Open qrilka opened 8 years ago

qrilka commented 8 years ago

It appears to be more performant than lrucache - I hope I could get some time creating a PR with psqueues-based cache in it, but probably you have done it already?

blitzcode commented 8 years ago

lrucache uses pretty much the most naive implementation of this container without doing something silly, it's to be expected that psqueues are faster. I did not try psqueues myself. I vaguely (I might be wrong here) remember some interaction with the author of psqueues a while ago, I don't think it's actually faster than the fastest Trie implemented here. I personally also stopped looking into better solutions - for my use case the best solution I have here made it drop from the profile, no more improvement was needed.

qrilka commented 8 years ago

Thanks for the answer. For our task LRU cache is not critical but I'm still curious what will be the difference :) I'll try to find some time to create that PR.

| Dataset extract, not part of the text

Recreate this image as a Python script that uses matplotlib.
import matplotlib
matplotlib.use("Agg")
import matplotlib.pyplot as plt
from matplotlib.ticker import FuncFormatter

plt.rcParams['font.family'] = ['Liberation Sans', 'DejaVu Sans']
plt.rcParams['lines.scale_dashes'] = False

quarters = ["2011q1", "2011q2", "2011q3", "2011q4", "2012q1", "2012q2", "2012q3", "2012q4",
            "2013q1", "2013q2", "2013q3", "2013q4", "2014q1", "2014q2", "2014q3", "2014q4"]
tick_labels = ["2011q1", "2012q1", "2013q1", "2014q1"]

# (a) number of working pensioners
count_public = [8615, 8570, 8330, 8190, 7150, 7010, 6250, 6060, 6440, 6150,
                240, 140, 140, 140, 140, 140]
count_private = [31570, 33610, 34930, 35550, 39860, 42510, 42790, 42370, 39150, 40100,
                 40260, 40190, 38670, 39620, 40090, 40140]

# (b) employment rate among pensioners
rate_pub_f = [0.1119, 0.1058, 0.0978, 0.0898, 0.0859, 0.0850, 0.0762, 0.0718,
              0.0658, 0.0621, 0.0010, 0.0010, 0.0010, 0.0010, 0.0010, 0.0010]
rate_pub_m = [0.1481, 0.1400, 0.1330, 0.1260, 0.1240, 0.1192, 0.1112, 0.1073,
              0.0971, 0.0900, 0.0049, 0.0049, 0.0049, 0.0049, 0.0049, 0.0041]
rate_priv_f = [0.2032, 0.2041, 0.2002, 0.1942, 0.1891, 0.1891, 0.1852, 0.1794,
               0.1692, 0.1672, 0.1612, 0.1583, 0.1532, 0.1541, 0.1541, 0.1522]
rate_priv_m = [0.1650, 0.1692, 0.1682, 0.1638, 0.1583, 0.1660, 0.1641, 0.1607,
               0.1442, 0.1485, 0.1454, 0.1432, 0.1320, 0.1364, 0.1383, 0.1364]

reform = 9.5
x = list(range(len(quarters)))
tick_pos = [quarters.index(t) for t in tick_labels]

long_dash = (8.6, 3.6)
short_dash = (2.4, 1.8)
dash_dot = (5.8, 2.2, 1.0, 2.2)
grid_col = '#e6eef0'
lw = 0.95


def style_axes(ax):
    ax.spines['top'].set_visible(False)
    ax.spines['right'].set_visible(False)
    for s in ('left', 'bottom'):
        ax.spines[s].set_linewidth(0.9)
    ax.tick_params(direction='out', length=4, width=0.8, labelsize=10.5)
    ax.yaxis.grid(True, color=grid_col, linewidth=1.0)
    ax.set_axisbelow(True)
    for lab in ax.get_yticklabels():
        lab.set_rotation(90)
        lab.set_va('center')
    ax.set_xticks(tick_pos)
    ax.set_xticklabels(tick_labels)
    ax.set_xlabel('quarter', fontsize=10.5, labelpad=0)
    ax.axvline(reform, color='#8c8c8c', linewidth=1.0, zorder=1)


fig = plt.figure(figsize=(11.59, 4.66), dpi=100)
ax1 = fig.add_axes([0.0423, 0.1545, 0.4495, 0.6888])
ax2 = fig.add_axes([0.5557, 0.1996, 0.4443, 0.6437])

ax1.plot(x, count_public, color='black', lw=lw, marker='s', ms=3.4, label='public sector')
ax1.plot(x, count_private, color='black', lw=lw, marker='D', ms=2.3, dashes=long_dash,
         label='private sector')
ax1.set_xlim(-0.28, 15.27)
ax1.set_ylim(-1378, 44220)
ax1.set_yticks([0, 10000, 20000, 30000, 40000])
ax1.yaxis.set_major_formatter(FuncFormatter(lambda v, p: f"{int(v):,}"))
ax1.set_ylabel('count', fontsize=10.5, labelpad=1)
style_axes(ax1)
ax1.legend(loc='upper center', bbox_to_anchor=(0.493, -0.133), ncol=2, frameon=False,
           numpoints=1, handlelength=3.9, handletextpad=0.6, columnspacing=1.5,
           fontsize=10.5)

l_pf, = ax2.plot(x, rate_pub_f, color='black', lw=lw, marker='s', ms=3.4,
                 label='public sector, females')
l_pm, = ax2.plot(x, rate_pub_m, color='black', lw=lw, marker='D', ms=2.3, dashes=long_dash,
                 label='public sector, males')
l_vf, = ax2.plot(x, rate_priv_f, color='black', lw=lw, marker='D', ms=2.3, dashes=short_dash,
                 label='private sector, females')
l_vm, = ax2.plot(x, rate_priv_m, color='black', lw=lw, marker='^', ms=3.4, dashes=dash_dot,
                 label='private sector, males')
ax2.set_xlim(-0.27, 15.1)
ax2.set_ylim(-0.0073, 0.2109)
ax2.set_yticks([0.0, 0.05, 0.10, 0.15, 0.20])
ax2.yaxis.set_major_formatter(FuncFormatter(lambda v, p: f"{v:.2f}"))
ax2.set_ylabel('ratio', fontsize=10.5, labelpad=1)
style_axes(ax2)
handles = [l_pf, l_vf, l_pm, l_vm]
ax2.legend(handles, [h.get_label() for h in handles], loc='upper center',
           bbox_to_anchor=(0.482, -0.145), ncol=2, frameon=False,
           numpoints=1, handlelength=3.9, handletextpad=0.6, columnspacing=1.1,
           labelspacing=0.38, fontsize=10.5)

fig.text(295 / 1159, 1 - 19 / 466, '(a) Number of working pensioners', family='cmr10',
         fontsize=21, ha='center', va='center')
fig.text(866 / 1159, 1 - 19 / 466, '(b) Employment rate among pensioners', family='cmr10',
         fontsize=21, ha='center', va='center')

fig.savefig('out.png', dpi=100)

blitzcode commented 8 years ago

Sure, it's a really interesting data structure problem!

When I ported to a current GHC / 64bit I noticed some performance regressions, didn't really investigate. Probably just the 64bit change, though. It's probably possible to get some of the performance back. I originally designed for 32bit Ints and did some work-arounds for that.

It might also be possible to make the HAMT approach work, never finished that implementation after some initially disappointing results.

For best performance, an actual mutable data structure implementing what the map based ones are emulating in a functional manner would likely be unbeatable.